Because of friction caused by the rocket rubbing against air at the top of the atmosphere, it soon began losing altitude, making what is called “uncontrolled re-entry” back to Earth inevitable.
China’s space administration, which had said nothing about uncontrolled re-entry until Sunday, announced that the debris had entered Earth’s atmosphere over the Mediterranean before flying over the Middle East and coming down near the Maldives, south of India. People in Israel and Oman reported sightings of the rocket debris on social media.
government had no immediate response to China’s announcement.
Jonathan McDowell, an astrophysicist at the Center for Astrophysics in Cambridge, Mass., who tracks the comings and goings of objects in space, said on Twitter that an ocean splashdown had always been the most likely outcome, but that the episode raised questions about how China designs its space missions.
“It appears China won its gamble (unless we get news of debris in the Maldives),” he wrote. “But it was still reckless.”
What is the rocket and what was it launching?
Long March 5B is China’s largest rocket, and one of the largest currently in use by any nation. The country’s space program needed a large, powerful vehicle to carry Tianhe, the main module of Tiangong, the new space station, which is to be operational by 2022 after more pieces are launched and connected in orbit.
The full rocket contained multiple pieces. Several smaller side boosters dropped off shortly after the launch, crashing harmlessly in the Pacific Ocean. (Disposing of used, unwanted rocket pieces in the ocean is a common practice.) But the core booster stage — a 10-story cylinder weighing 23 tons empty — carried the Tianhe module into orbit.
In recent decades, rocket stages that reach orbit typically fire the engine again after releasing their payloads so that they drop out of orbit, aimed at an unoccupied area like the middle of an ocean.
China did not elect to do that for this launch, and so that large booster headed back uncontrollably.
Mr. Nelson, the NASA
administrator, said in his statement, “Spacefaring nations must minimize the risks to people and property on Earth of re-entries of space objects and maximize transparency regarding those operations.”
Has this happened before, and will it happen again?
China has a long history of letting pieces of its space equipment come down where they may.
Rockets from one of its principal launch sites, the Xichang Satellite Launch Center in Sichuan Province, routinely fell on rural areas downrange, occasionally causing damage. China has since moved many of its launches, including the Long March 5B’s, to a new site in Wenchang, a city on Hainan, an island off the southeastern coast.
Last year, the first launch of a Long March 5B rocket lifted a prototype of China’s crewed space capsule. The booster from that rocket also made an uncontrolled re-entry, with some debris raining down on a village in Ivory Coast.
With more large pieces of China’s space station scheduled to go to orbit, more launches of the Long March 5B are expected through 2022. Unless there is a change to how China operates it, the odds that someone will be hurt by a piece of a falling booster will grow.
Have other countries’ rockets recently had uncontrolled re-entries?

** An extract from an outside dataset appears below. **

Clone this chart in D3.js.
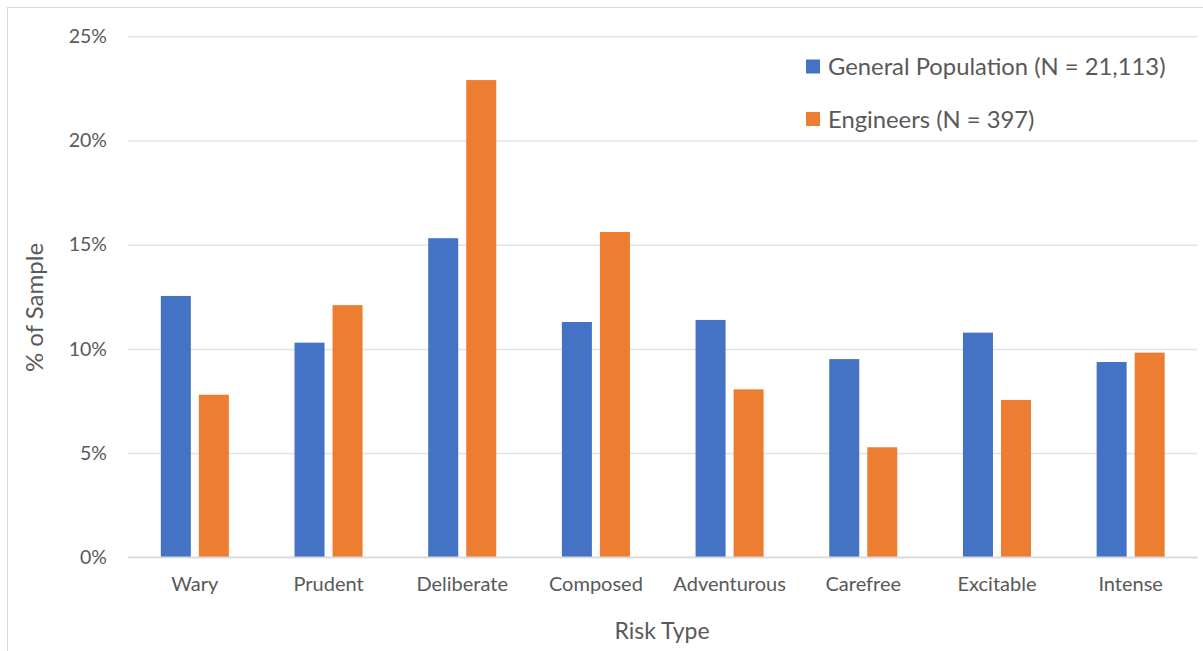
<!DOCTYPE html>
<html>
<head>
<meta charset="utf-8">
<script src="https://cdn.jsdelivr.net/npm/d3@7"></script>
<style>
  html, body { margin: 0; padding: 0; background: #ffffff; }
  svg { display: block; }
  text { font-family: Lato, "Open Sans", sans-serif; fill: #595959; }
</style>
</head>
<body>
<svg id="chart" width="1203" height="651"></svg>
<script>
const categories = ["Wary", "Prudent", "Deliberate", "Composed", "Adventurous", "Carefree", "Excitable", "Intense"];
const seriesNames = ["General Population (N = 21,113)", "Engineers (N = 397)"];
const generalPopulation = [12.54, 10.30, 15.31, 11.29, 11.39, 9.51, 10.78, 9.37];
const engineers = [7.80, 12.10, 22.90, 15.61, 8.06, 5.28, 7.55, 9.82];
const yTicks = [0, 5, 10, 15, 20, 25];
const colors = ["#4472C4", "#ED7D31"];

(function () {
const svg = d3.select("#chart");
const W = 1203, H = 651;
const mLeft = 128, mRight = 1197.5, mTop = 36.3, mBottom = 557.3;

// outer frame
svg.append("rect").attr("x", 7.5).attr("y", 7.5).attr("width", W + 10).attr("height", H + 10)
  .attr("fill", "none").attr("stroke", "#d9d9d9").attr("stroke-width", 1);

const x0 = d3.scaleBand().domain(categories).range([mLeft, mRight]).paddingInner(0.491).paddingOuter(0.2455);
const x1 = d3.scaleBand().domain([0, 1]).range([0, x0.bandwidth()]).paddingInner(0.2105).paddingOuter(0);
const y = d3.scaleLinear().domain([0, 25]).range([mBottom, mTop]);

// gridlines
const yAxis = d3.axisLeft(y).tickValues(yTicks).tickSize(-(mRight - mLeft)).tickFormat(d => d + "%").tickPadding(21);
const gy = svg.append("g").attr("transform", `translate(${mLeft},0)`).call(yAxis);
gy.select(".domain").remove();
gy.selectAll(".tick line").attr("stroke", "#e3e3e3").attr("stroke-width", 1.5);
gy.selectAll(".tick text").attr("font-size", 19.5).attr("fill", "#595959").attr("font-family", "Lato, sans-serif");

// bars
const data = categories.map((c, i) => ({ c, vals: [generalPopulation[i], engineers[i]] }));
const groups = svg.append("g").selectAll("g").data(data).join("g")
  .attr("transform", d => `translate(${x0(d.c)},0)`);
groups.selectAll("rect").data(d => d.vals.map((v, k) => ({ v, k }))).join("rect")
  .attr("x", d => x1(d.k))
  .attr("width", x1.bandwidth())
  .attr("y", d => y(d.v))
  .attr("height", d => y(0) - y(d.v))
  .attr("fill", d => colors[d.k]);

// baseline
svg.append("line").attr("x1", mLeft).attr("x2", mRight).attr("y1", y(0)).attr("y2", y(0))
  .attr("stroke", "#d9d9d9").attr("stroke-width", 1.5);

// x axis labels
const xAxis = d3.axisBottom(x0).tickSize(0).tickPadding(20);
const gx = svg.append("g").attr("transform", `translate(0,${mBottom})`).call(xAxis);
gx.select(".domain").remove();
gx.selectAll(".tick text").attr("font-size", 20).attr("fill", "#595959").attr("font-family", "Lato, sans-serif");

// axis titles
svg.append("text").attr("x", 662).attr("y", 639).attr("text-anchor", "middle")
  .attr("font-size", 23).text("Risk Type");
svg.append("text").attr("transform", "translate(43,307.5) rotate(-90)").attr("text-anchor", "middle")
  .attr("font-size", 24).text("% of Sample");

// legend
const legend = svg.append("g");
seriesNames.forEach((name, i) => {
  const cy = 66.5 + i * 52.5;
  legend.append("rect").attr("x", 806).attr("y", cy - 7).attr("width", 14).attr("height", 14).attr("fill", colors[i]);
  legend.append("text").attr("x", 828).attr("y", cy).attr("dy", "0.36em")
    .attr("font-size", 23.8).text(name);
});
})();
</script>
</body>
</html>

In March, an out-of-control SpaceX rocket stage re-entered Earth’s atmosphere near Seattle, surprising residents there as it lit up night skies. Pieces of the rocket landed on a farmer’s property in Washington State. In that case, a firing of the engine of the second stage to bring it down safely did not occur as planned.
And earlier in the history of spaceflight, the first space powers had uncontrolled re-entries of their own. The American Skylab, which operated in 1973 and 1974, broke up as NASA
scientists tried to guide its descent in 1979. The 77-ton station mostly broke up over the Indian Ocean, but debris scattered across Western Australia. President Jimmy Carter apologized.
What would happen if space debris hit something?
There is an international legal framework based on treaties from the 1960s and ’70s in which a country can demand payment for damage caused by another country’s falling rocket.
That has happened once, after Cosmos 954, a Soviet satellite that was powered by a nuclear reactor, crashed in Canada in 1978. Canada billed the Soviet Union for part of the cost of cleaning up the radioactive debris.
What else is China doing in space?
In recent years, China has completed a series of impressive achievements in spaceflight. Months ago, it put a spacecraft — Tianwen-1 — in orbit around Mars, and in December it also collected rocks from the surface of the moon and brought them back to Earth.
In May or June, it hopes to further advance its Mars mission by landing a robotic rover, Zhurong, on the red planet’s surface. So far only the United States has had lasting success during attempts to land on Mars.
As it works to make steady progress on space station construction, China could also launch a crew to orbit next month in a spacecraft called Shenzhou. Once in space, they are to dock with the Tianhe module.